_SOURCE MATERIAL:_
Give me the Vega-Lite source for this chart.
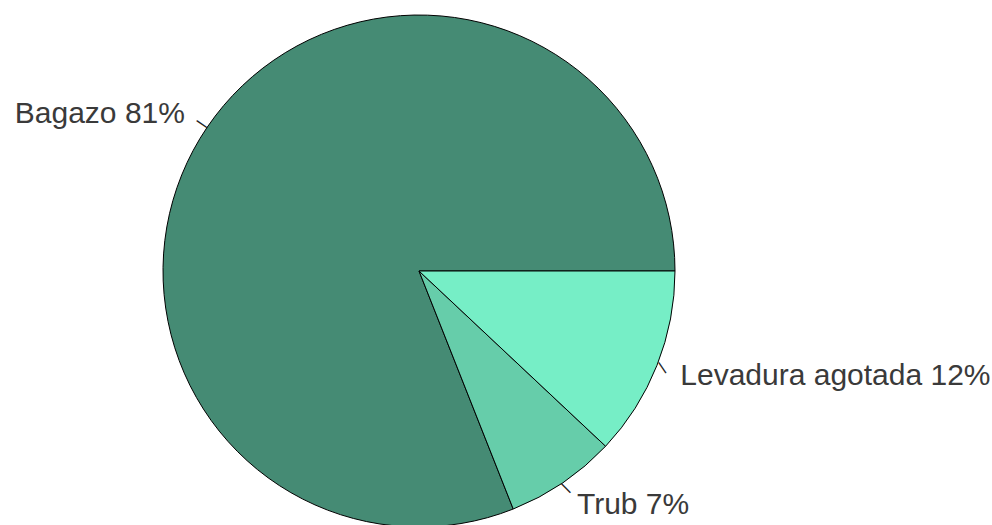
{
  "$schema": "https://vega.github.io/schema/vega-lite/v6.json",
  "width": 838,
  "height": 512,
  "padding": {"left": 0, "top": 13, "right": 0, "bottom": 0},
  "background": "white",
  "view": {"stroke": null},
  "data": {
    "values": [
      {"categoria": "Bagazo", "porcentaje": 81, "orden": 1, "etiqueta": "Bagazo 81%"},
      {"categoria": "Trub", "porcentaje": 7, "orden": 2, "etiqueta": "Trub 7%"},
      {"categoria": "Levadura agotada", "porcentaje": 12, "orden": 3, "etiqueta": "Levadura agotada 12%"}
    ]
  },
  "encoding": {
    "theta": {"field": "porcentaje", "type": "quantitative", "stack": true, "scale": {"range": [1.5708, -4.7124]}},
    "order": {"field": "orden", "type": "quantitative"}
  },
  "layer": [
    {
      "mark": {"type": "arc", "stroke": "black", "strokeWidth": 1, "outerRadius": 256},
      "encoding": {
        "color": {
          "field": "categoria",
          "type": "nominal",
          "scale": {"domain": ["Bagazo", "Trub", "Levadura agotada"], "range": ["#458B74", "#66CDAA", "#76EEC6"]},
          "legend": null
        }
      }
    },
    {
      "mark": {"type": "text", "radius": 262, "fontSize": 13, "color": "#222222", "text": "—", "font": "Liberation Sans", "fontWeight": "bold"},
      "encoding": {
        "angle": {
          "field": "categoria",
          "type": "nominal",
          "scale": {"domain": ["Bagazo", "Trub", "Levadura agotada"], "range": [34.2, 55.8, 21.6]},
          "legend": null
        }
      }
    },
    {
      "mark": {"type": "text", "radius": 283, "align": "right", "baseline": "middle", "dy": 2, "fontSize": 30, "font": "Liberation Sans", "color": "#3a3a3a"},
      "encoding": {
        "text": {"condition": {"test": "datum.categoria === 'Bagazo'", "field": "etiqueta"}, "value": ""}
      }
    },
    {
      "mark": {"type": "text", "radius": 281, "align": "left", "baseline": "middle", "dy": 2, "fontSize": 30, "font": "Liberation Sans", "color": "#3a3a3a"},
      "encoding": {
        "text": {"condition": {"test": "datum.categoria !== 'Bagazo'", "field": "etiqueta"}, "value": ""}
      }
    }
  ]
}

_PROBLEM DESCRIPTION:_
Reproduce the material word for word. Any pictures should be left out of the copy.

_FULL ANSWER:_
Give me the Vega-Lite source for this chart.
{
  "$schema": "https://vega.github.io/schema/vega-lite/v6.json",
  "width": 838,
  "height": 512,
  "padding": {"left": 0, "top": 13, "right": 0, "bottom": 0},
  "background": "white",
  "view": {"stroke": null},
  "data": {
    "values": [
      {"categoria": "Bagazo", "porcentaje": 81, "orden": 1, "etiqueta": "Bagazo 81%"},
      {"categoria": "Trub", "porcentaje": 7, "orden": 2, "etiqueta": "Trub 7%"},
      {"categoria": "Levadura agotada", "porcentaje": 12, "orden": 3, "etiqueta": "Levadura agotada 12%"}
    ]
  },
  "encoding": {
    "theta": {"field": "porcentaje", "type": "quantitative", "stack": true, "scale": {"range": [1.5708, -4.7124]}},
    "order": {"field": "orden", "type": "quantitative"}
  },
  "layer": [
    {
      "mark": {"type": "arc", "stroke": "black", "strokeWidth": 1, "outerRadius": 256},
      "encoding": {
        "color": {
          "field": "categoria",
          "type": "nominal",
          "scale": {"domain": ["Bagazo", "Trub", "Levadura agotada"], "range": ["#458B74", "#66CDAA", "#76EEC6"]},
          "legend": null
        }
      }
    },
    {
      "mark": {"type": "text", "radius": 262, "fontSize": 13, "color": "#222222", "text": "—", "font": "Liberation Sans", "fontWeight": "bold"},
      "encoding": {
        "angle": {
          "field": "categoria",
          "type": "nominal",
          "scale": {"domain": ["Bagazo", "Trub", "Levadura agotada"], "range": [34.2, 55.8, 21.6]},
          "legend": null
        }
      }
    },
    {
      "mark": {"type": "text", "radius": 283, "align": "right", "baseline": "middle", "dy": 2, "fontSize": 30, "font": "Liberation Sans", "color": "#3a3a3a"},
      "encoding": {
        "text": {"condition": {"test": "datum.categoria === 'Bagazo'", "field": "etiqueta"}, "value": ""}
      }
    },
    {
      "mark": {"type": "text", "radius": 281, "align": "left", "baseline": "middle", "dy": 2, "fontSize": 30, "font": "Liberation Sans", "color": "#3a3a3a"},
      "encoding": {
        "text": {"condition": {"test": "datum.categoria !== 'Bagazo'", "field": "etiqueta"}, "value": ""}
      }
    }
  ]
}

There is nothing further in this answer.